* El culmen de la angustia es descubrir que todos los humanos somos potencialmente violentos, como se muestra en el comportamiento de sacerdotes que abusan de los niños, o como se descubre en los cementerios canadienses donde aparecen los cuerpos de las víctimas del racismo de los internados educativos
Gregorio Ortega Molina
La otra vertiente de la angustia como compañera de cama está en la violencia y sus daños colaterales. Las muertes de civiles tirados en las calles, colgados de las puertas de los vehículos o asesinados en los salones de clase, llena los medios de difusión en Internet y afecta nuestro estado de ánimo.
Los caídos en Uvalde, Texas, en las calles de Ucrania o dentro de distintos palacios municipales de Michoacán, o la masacre de miembros de la familia Lebaron, no son diferentes. Nos convierten en parte de escenarios similares con distancias de miles de kilómetros entre ellos. Efectivamente el mundo es un pañuelo, ahora desechable por estar empapado de sangre inocente, de seres humanos que fallecieron porque sus gobiernos se muestran incapaces de garantizar la seguridad pública o porque fueron impotentes para evitar una invasión.
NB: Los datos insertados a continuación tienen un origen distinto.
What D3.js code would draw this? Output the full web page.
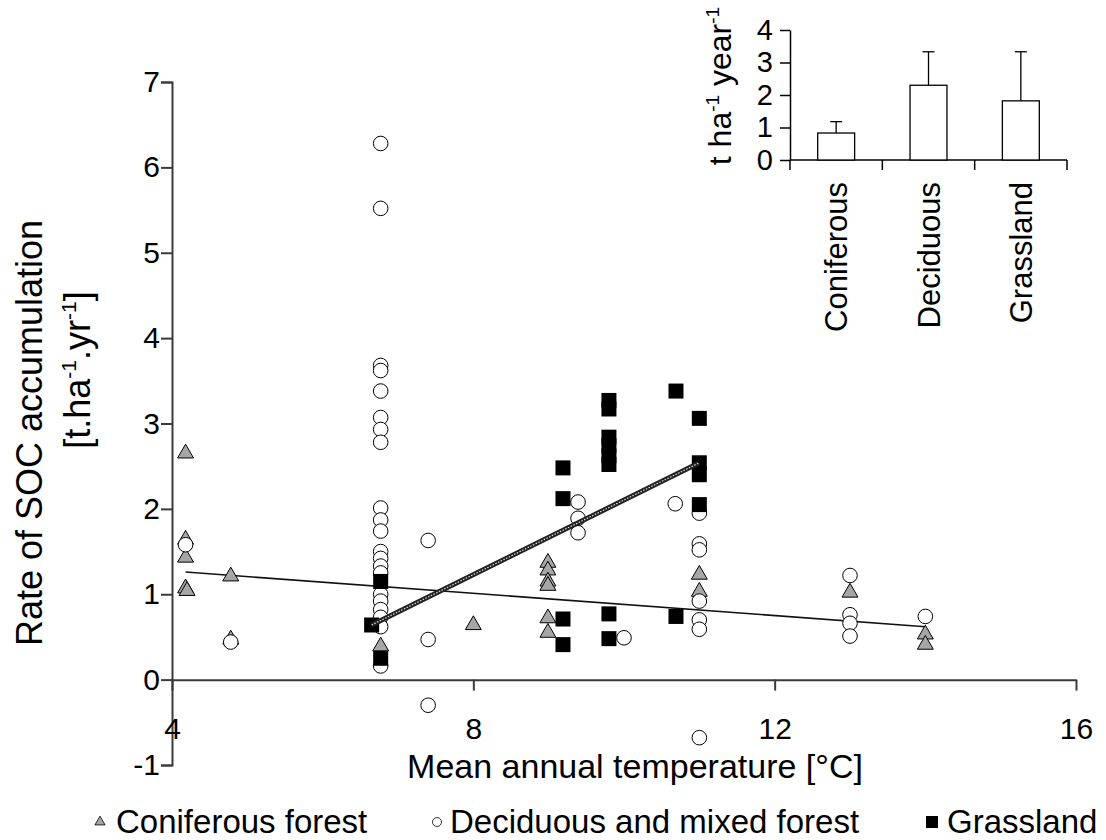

No se ve solución inmediata para pacificar al mundo, y todavía puede intensificarse la violencia y elevar el costo en muertes de civiles, de inocentes. Los estadounidenses desean portar armas, los cárteles necesitan acrecentar sus ingresos y Putin requiere, por fuerza, controlar el granero que es Ucrania, como productor de alimentos y fuente de energía. En consecuencia, las migraciones se intensificarán, y los que huyen de la muerte la llevan en su magro equipaje. Equivale a la moneda para Caronte. Estigia se extiende por el mundo.
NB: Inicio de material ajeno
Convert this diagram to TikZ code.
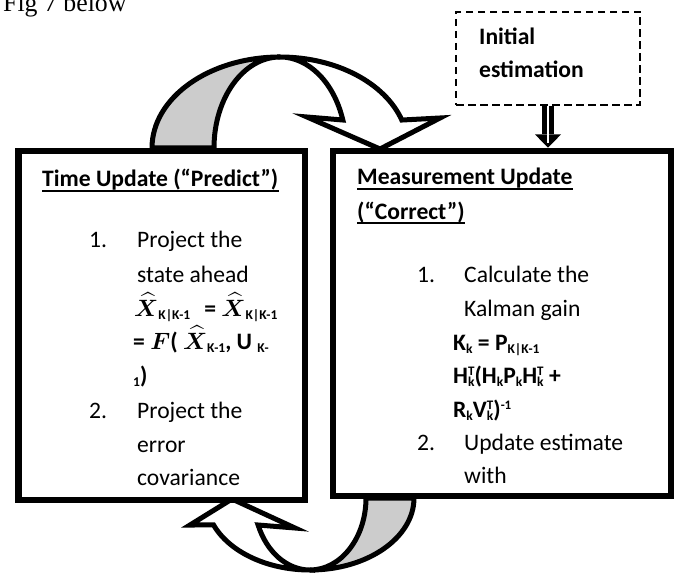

Es imposible controlar los efectos contaminantes de la violencia. Está en los programas de entretenimiento, en los juegos de los niños, en la literatura. Me resultó imposible terminar la lectura de Salvar el fuego, novela en la que Guillermo Arriaga nos ofrece un muestrario de las crueldades humanas, aunque no olvida las bondades. Quizá la llave de esa descomposición está en la manera en la que un padre decide “educar” a sus hijos para supuestamente ayudarlos a transitar por este mundo.
Imposible negar que los penales del mundo distan mucho de ser “correccionales”. Pocos, muy pocos, recuperan su libertad para huir de su pasado y rehacerse en silencio y en el olvido. Incluso los que fueron encerrados por pobres e inocentes salen a ver quién se las paga, no quién se las hizo.
El culmen de la angustia es descubrir que todos los humanos somos potencialmente violentos, como se muestra en el comportamiento de sacerdotes que abusan de los niños, o como se descubre en los cementerios canadienses donde aparecen los cuerpos de las víctimas del racismo de los internados educativos. Así es nuestro mundo.